The joy of pip install -U. :/ Thanks for making me think in this direction (other dependencies). It was, indeed, an older 0.6.X curies version that caused the issue. Sorry about the noise.

matentzn avatar Feb 28 '24 10:02 matentzn

Reopening as it was indeed an issue. This does not work:

from oaklib import get_adapter

example = """
format-version: 1.2
data-version: hp/releases/2024-02-25
default-namespace: human_phenotype
idspace: dc http://purl.org/dc/elements/1.1/ 
idspace: oboInOwl http://www.geneontology.org/formats/oboInOwl# 
idspace: owl http://www.w3.org/2002/07/owl# 
idspace: rdf http://www.w3.org/1999/02/22-rdf-syntax-ns# 
idspace: rdfs http://www.w3.org/2000/01/rdf-schema# 
idspace: terms http://purl.org/dc/terms/ 
idspace: xml http://www.w3.org/XML/1998/namespace 
idspace: xsd http://www.w3.org/2001/XMLSchema# 
ontology: hp.obo

[Term]
id: HP:0000001
name: All
"""

file_path = "example.obo"

# Open the file in write mode ('w'). This will create the file if it does not exist
# or overwrite it if it does.
with open(file_path, 'w') as file:
    # Write the string to the file
    file.write(example)

adapter = get_adapter("pronto:example.obo")
m = adapter.entity_metadata_map("HP:0000001")
print(m)

If you remove

idspace: oboInOwl http://www.geneontology.org/formats/oboInOwl# 

it does. This suggests that we need to somehow handle this for the day when @balhoff PR is merged.
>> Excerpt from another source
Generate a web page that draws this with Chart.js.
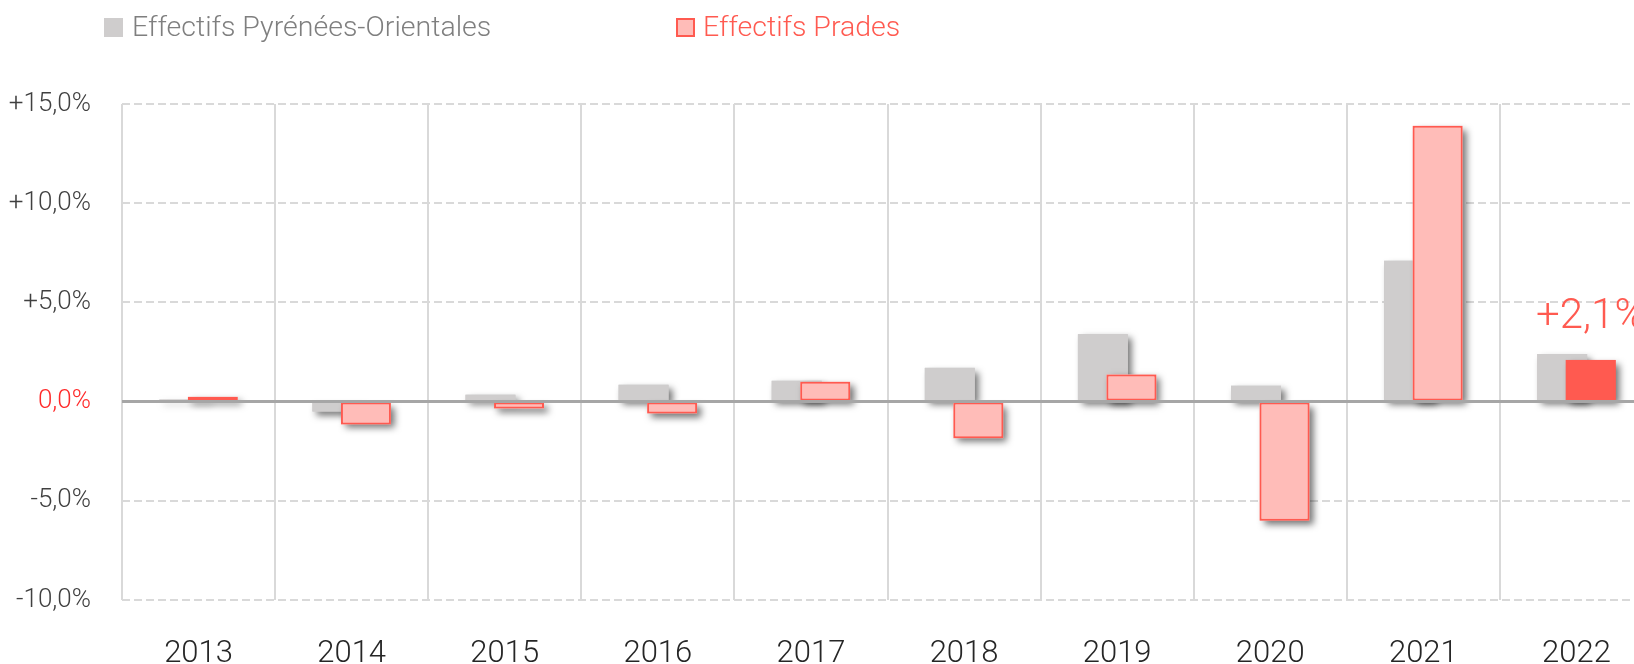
<!DOCTYPE html>
<html>
<head>
<meta charset="utf-8">
<script src="https://cdn.jsdelivr.net/npm/chart.js@4"></script>
<style>
  html, body { margin: 0; padding: 0; background: #fff; overflow: hidden; }
  body { width: 1634px; height: 664px; position: relative; font-family: Roboto, sans-serif; font-weight: 300; }
  #wrap { position: absolute; left: 0; top: 0; width: 1654px; height: 664px; }
  .leg-box { position: absolute; top: 18px; width: 19px; height: 19px; box-sizing: border-box; }
  .leg-text { position: absolute; top: 13px; font-size: 28.5px; line-height: 28px; white-space: nowrap; }
</style>
</head>
<body>
<div id="wrap"><canvas id="chart"></canvas></div>
<div class="leg-box" style="left:104px;background:#cfcdcd;"></div>
<div class="leg-text" style="left:132px;color:#7f7f7f;">Effectifs Pyrénées-Orientales</div>
<div class="leg-box" style="left:676px;background:#ffbcb8;border:2px solid #ff5a50;"></div>
<div class="leg-text" style="left:703px;color:#ff5a50;">Effectifs Prades</div>
<script>
const years = ['2013', '2014', '2015', '2016', '2017', '2018', '2019', '2020', '2021', '2022'];
const effectifsPO = [0.1, -0.5, 0.35, 0.85, 1.05, 1.7, 3.4, 0.8, 7.1, 2.4];
const effectifsPrades = [0.24, -1.15, -0.35, -0.6, 1.0, -1.85, 1.37, -6.0, 13.9, 2.1];
const yTicks = [-10, -5, 0, 5, 10, 15];

const fmt = v => (v > 0 ? '+' : '') + v.toFixed(1).replace('.', ',') + '%';

// grey first then pink over it, each with a drop shadow, then zero line and last value
const barsPlugin = {
  id: 'bars',
  beforeDatasetsDraw(chart) {
    const ctx = chart.ctx;
    chart.getSortedVisibleDatasetMetas().forEach(meta => {
      // bordered bars clip themselves, so the shadow is cast by a plain copy of each bar
      ctx.save();
      ctx.shadowColor = 'rgba(0,0,0,0.55)';
      ctx.shadowBlur = 7;
      ctx.shadowOffsetX = 4;
      ctx.shadowOffsetY = 4;
      meta.data.forEach(el => {
        const { x, y, base, width } = el.getProps(['x', 'y', 'base', 'width'], true);
        ctx.fillStyle = el.options.backgroundColor;
        ctx.fillRect(x - width / 2, Math.min(y, base), width, Math.abs(base - y));
      });
      ctx.restore();
      meta.controller.draw();
    });
    const y0 = chart.scales.y.getPixelForValue(0);
    ctx.save();
    ctx.strokeStyle = '#a6a6a6';
    ctx.lineWidth = 3;
    ctx.beginPath();
    ctx.moveTo(chart.chartArea.left, y0);
    ctx.lineTo(chart.chartArea.right, y0);
    ctx.stroke();
    const meta = chart.getDatasetMeta(1);
    const last = meta.data[meta.data.length - 1];
    const v = effectifsPrades[effectifsPrades.length - 1];
    ctx.fillStyle = '#ff5a50';
    ctx.font = '300 42px Roboto';
    ctx.textAlign = 'center';
    ctx.textBaseline = 'alphabetic';
    ctx.fillText(fmt(v), last.x, last.y - 32);
    ctx.restore();
    return false;
  }
};

new Chart(document.getElementById('chart'), {
  type: 'bar',
  data: {
    labels: years,
    datasets: [
      {
        label: 'Effectifs Pyrénées-Orientales',
        data: effectifsPO,
        backgroundColor: '#cfcdcd',
        borderWidth: 0,
        categoryPercentage: 0.373,
        barPercentage: 1.75,
      },
      {
        label: 'Effectifs Prades',
        data: effectifsPrades,
        backgroundColor: effectifsPrades.map((v, i) => i === effectifsPrades.length - 1 ? '#ff5a50' : '#ffbcb8'),
        borderColor: '#ff5a50',
        borderWidth: 2,
        borderSkipped: false,
        categoryPercentage: 0.373,
        barPercentage: 1.75,
      },
    ],
  },
  options: {
    responsive: true,
    maintainAspectRatio: false,
    animation: false,
    layout: { padding: { top: 104, right: 1, left: 0, bottom: 0 } },
    plugins: {
      legend: { display: false },
      tooltip: { enabled: false },
    },
    scales: {
      x: {
        grid: { color: '#d9d9d9', lineWidth: 2, drawTicks: false },
        border: { display: false },
        ticks: {
          color: '#262626',
          font: { family: 'Roboto', weight: 300, size: 31 },
          padding: 36,
        },
        afterFit(scale) { scale.height = 64; },
      },
      y: {
        min: -10,
        max: 15,
        afterBuildTicks(scale) { scale.ticks = yTicks.map(v => ({ value: v })); },
        grid: {
          color: c => (c.tick && c.tick.value === 0) ? 'rgba(0,0,0,0)' : '#d9d9d9',
          lineWidth: 2,
          drawTicks: false,
        },
        border: {
          display: false,
          dash: c => (c.tick && c.tick.value !== 0) ? [8, 4] : [],
        },
        ticks: {
          color: c => (c.tick && c.tick.value === 0) ? '#ff2a2a' : '#404040',
          font: { family: 'Roboto', weight: 300, size: 26 },
          padding: 31,
          callback: v => fmt(v),
        },
        afterFit(scale) { scale.width = 122; },
      },
    },
  },
  plugins: [barsPlugin],
});
</script>
</body>
</html>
matentzn avatar Feb 29 '24 16:02 matentzn

As far as I understand, the problem is as follows:

  1. The BasicOntologyInterface’s prefix_map() default implementation creates a default prefix map made of the “OBO context”. Presumably the OBO context map contains an entry oio -> http://www.geneontology.org/formats/oboInOwl#.

  2. The ProntoImplementation’s __post_init__() method adds to that default prefix map the prefixes declared in the OBO file’s idspace tags:

for prefix, expansion in ontology.metadata.idspaces.items():
    self.prefix_map()[prefix] = expansion[0]

(The SimpleOboImplementation does the same thing.)

  1. Now the prefix map contains both oio -> http://www.geneontology.org/formats/oboInOwl# (from the OBO context) and oboInOwl -> http://www.geneontology.org/formats/oboInOwl# (from the ontology’s own map).

  2. The curies converter does not like that at all and error out.

I am not sure I understand why having two prefix names pointing to the same prefix must be an error. I understand that the other way round (the same prefix name pointing to two different prefixes) would obviously be wrong (but that cannot happen here, since existing prefix names in the OBO context would be automatically replaced by the declared prefix name), but not in that direction.

Anyway, if we indeed consider that it is wrong to have two prefix names pointing to the same URL prefix, both the Pronto and the SimpleOBO implementation must be amended because the 2-lines code highlighted above is too naive: instead of simply adding the content of the idspace declaration to the existing prefix map, it must before check whether the prefix map already contains another prefix name pointing to the same URL prefix, and remove it.

gouttegd avatar Feb 29 '24 17:02 gouttegd

By the way, anyone could run into this problem anytime, independently of @balhoff ’s PR. His PR merely makes it more likely to come across OBO files containing idspace tags, but anyone can already craft OBO files with such tags if they want.

gouttegd avatar Feb 29 '24 18:02 gouttegd

Solution to this: In basic_ontology_interface.py, this line needs to be

self._converter = curies.Converter.from_prefix_map(self.prefix_map(), strict=False)

This asks the curies package to be less strict and allow duplicate prefixes. As you can see it's an easy fix.

The questions are:

  • what do we want the default to be? ( it is strict=True as of now obviously following the lead from the curies package)
  • Do we allow this flag to be a param controlled by the user from anywhere? (This will need a careful refactor I think)

cc: @cmungall

hrshdhgd avatar Mar 06 '24 15:03 hrshdhgd

Another possible fix would be to fix

https://github.com/INCATools/ontology-access-kit/blob/15bf85cefc2fe8541b38aabfcf7c65eb46bc1231/src/oaklib/interfaces/basic_ontology_interface.py#L58

So the way the prefixmap is contracted. If the way we use it in sssom-py was used (with ChainMap) it would allow the creating of a prefixmap with precedence rules that would result in a consistent final product. I assume that having conflicting prefixmaps (multiple prefixes for the same URI) could be confusing for the day to day busines.s.

matentzn avatar Mar 06 '24 15:03 matentzn